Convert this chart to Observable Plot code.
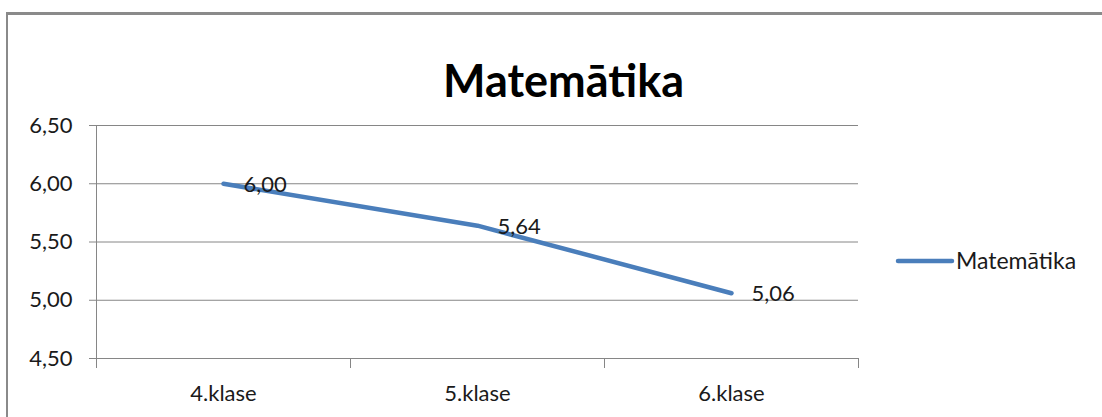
<!DOCTYPE html>
<html>
<head>
<meta charset="utf-8">
<script src="https://cdn.jsdelivr.net/npm/d3@7"></script>
<script src="https://cdn.jsdelivr.net/npm/@observablehq/plot@0.6"></script>
<style>
  html, body { margin: 0; padding: 0; background: #fff; }
  #wrap { position: relative; width: 1102px; height: 417px; overflow: hidden; background: #fff; }
  #border { position: absolute; left: 6px; top: 12px; width: 1200px; height: 600px;
            border-left: 2px solid #8a8a8a; border-top: 3px solid #8a8a8a; box-sizing: border-box; }
  #chart { position: absolute; left: 0; top: 0; }
</style>
</head>
<body>
<div id="wrap">
  <div id="border"></div>
  <div id="chart"></div>
</div>
<script>
const title = "Matemātika";
const seriesName = "Matemātika";
const categories = ["4.klase", "5.klase", "6.klase"];
const values = [6.00, 5.64, 5.06];
const valueLabels = ["6,00", "5,64", "5,06"];
const yTicks = [4.5, 5.0, 5.5, 6.0, 6.5];
const yTickLabels = ["4,50", "5,00", "5,50", "6,00", "6,50"];

const data = categories.map((c, i) => ({cat: c, pos: i + 0.5, value: values[i], label: valueLabels[i]}));
const boundaries = d3.range(categories.length + 1);
const centers = categories.map((c, i) => i + 0.5);

const font = "Lato, 'Open Sans', sans-serif";
const grid = "#868686";
const blue = "#4A7EBB";

const plot = Plot.plot({
  width: 1102,
  height: 417,
  marginLeft: 96,
  marginRight: 244,
  marginTop: 125,
  marginBottom: 59,
  style: {fontFamily: font, fontSize: "22px", color: "#1a1a1a", background: "transparent", overflow: "visible"},
  x: {domain: [0, categories.length], type: "linear"},
  y: {domain: [4.5, 6.5]},
  marks: [
    Plot.ruleY(yTicks, {stroke: grid, strokeWidth: 1}),
    Plot.ruleX([0], {y1: 4.5, y2: 6.5, stroke: grid, strokeWidth: 1}),
    Plot.axisY({ticks: yTicks, tickSize: 7, tickPadding: 17, tickFormat: (d) => yTickLabels[yTicks.indexOf(d)],
                stroke: grid, fill: "#1a1a1a", fontSize: 22, label: null}),
    Plot.axisX({ticks: boundaries, tickSize: 10, tickFormat: () => "", stroke: grid, label: null}),
    Plot.axisX({ticks: centers, tickSize: 0, tickPadding: 27, tickFormat: (d) => categories[centers.indexOf(d)],
                fill: "#1a1a1a", fontSize: 22, label: null}),
    Plot.line(data, {x: "pos", y: "value", stroke: blue, strokeWidth: 4.5, strokeLinecap: "round", strokeLinejoin: "round"}),
    Plot.text(data, {x: "pos", y: "value", text: "label", dx: 20, dy: 1, textAnchor: "start", fontSize: 22, fill: "#1a1a1a"}),
    Plot.text([title], {frameAnchor: "top", dx: 86, dy: -60, fontSize: 45, fontWeight: "bold", fill: "#000"})
  ]
});
document.getElementById("chart").appendChild(plot);

// legend at right of plot
const svg = d3.select(plot);
const lg = svg.append("g").attr("transform", "translate(898,261)");
lg.append("line").attr("x1", 0).attr("x2", 54).attr("y1", 0).attr("y2", 0)
  .attr("stroke", blue).attr("stroke-width", 4.5).attr("stroke-linecap", "round");
lg.append("text").attr("x", 58).attr("y", 0).attr("dy", "0.35em")
  .attr("text-anchor", "start")
  .style("font-family", font).style("font-size", "23px").attr("fill", "#1a1a1a").text(seriesName);
</script>
</body>
</html>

**STATED EXERCISE**
Reproduce every line of the material precisely, omitting its pictures.

**RESPONSE TO THE TASK**
Convert this chart to Observable Plot code.
<!DOCTYPE html>
<html>
<head>
<meta charset="utf-8">
<script src="https://cdn.jsdelivr.net/npm/d3@7"></script>
<script src="https://cdn.jsdelivr.net/npm/@observablehq/plot@0.6"></script>
<style>
  html, body { margin: 0; padding: 0; background: #fff; }
  #wrap { position: relative; width: 1102px; height: 417px; overflow: hidden; background: #fff; }
  #border { position: absolute; left: 6px; top: 12px; width: 1200px; height: 600px;
            border-left: 2px solid #8a8a8a; border-top: 3px solid #8a8a8a; box-sizing: border-box; }
  #chart { position: absolute; left: 0; top: 0; }
</style>
</head>
<body>
<div id="wrap">
  <div id="border"></div>
  <div id="chart"></div>
</div>
<script>
const title = "Matemātika";
const seriesName = "Matemātika";
const categories = ["4.klase", "5.klase", "6.klase"];
const values = [6.00, 5.64, 5.06];
const valueLabels = ["6,00", "5,64", "5,06"];
const yTicks = [4.5, 5.0, 5.5, 6.0, 6.5];
const yTickLabels = ["4,50", "5,00", "5,50", "6,00", "6,50"];

const data = categories.map((c, i) => ({cat: c, pos: i + 0.5, value: values[i], label: valueLabels[i]}));
const boundaries = d3.range(categories.length + 1);
const centers = categories.map((c, i) => i + 0.5);

const font = "Lato, 'Open Sans', sans-serif";
const grid = "#868686";
const blue = "#4A7EBB";

const plot = Plot.plot({
  width: 1102,
  height: 417,
  marginLeft: 96,
  marginRight: 244,
  marginTop: 125,
  marginBottom: 59,
  style: {fontFamily: font, fontSize: "22px", color: "#1a1a1a", background: "transparent", overflow: "visible"},
  x: {domain: [0, categories.length], type: "linear"},
  y: {domain: [4.5, 6.5]},
  marks: [
    Plot.ruleY(yTicks, {stroke: grid, strokeWidth: 1}),
    Plot.ruleX([0], {y1: 4.5, y2: 6.5, stroke: grid, strokeWidth: 1}),
    Plot.axisY({ticks: yTicks, tickSize: 7, tickPadding: 17, tickFormat: (d) => yTickLabels[yTicks.indexOf(d)],
                stroke: grid, fill: "#1a1a1a", fontSize: 22, label: null}),
    Plot.axisX({ticks: boundaries, tickSize: 10, tickFormat: () => "", stroke: grid, label: null}),
    Plot.axisX({ticks: centers, tickSize: 0, tickPadding: 27, tickFormat: (d) => categories[centers.indexOf(d)],
                fill: "#1a1a1a", fontSize: 22, label: null}),
    Plot.line(data, {x: "pos", y: "value", stroke: blue, strokeWidth: 4.5, strokeLinecap: "round", strokeLinejoin: "round"}),
    Plot.text(data, {x: "pos", y: "value", text: "label", dx: 20, dy: 1, textAnchor: "start", fontSize: 22, fill: "#1a1a1a"}),
    Plot.text([title], {frameAnchor: "top", dx: 86, dy: -60, fontSize: 45, fontWeight: "bold", fill: "#000"})
  ]
});
document.getElementById("chart").appendChild(plot);

// legend at right of plot
const svg = d3.select(plot);
const lg = svg.append("g").attr("transform", "translate(898,261)");
lg.append("line").attr("x1", 0).attr("x2", 54).attr("y1", 0).attr("y2", 0)
  .attr("stroke", blue).attr("stroke-width", 4.5).attr("stroke-linecap", "round");
lg.append("text").attr("x", 58).attr("y", 0).attr("dy", "0.35em")
  .attr("text-anchor", "start")
  .style("font-family", font).style("font-size", "23px").attr("fill", "#1a1a1a").text(seriesName);
</script>
</body>
</html>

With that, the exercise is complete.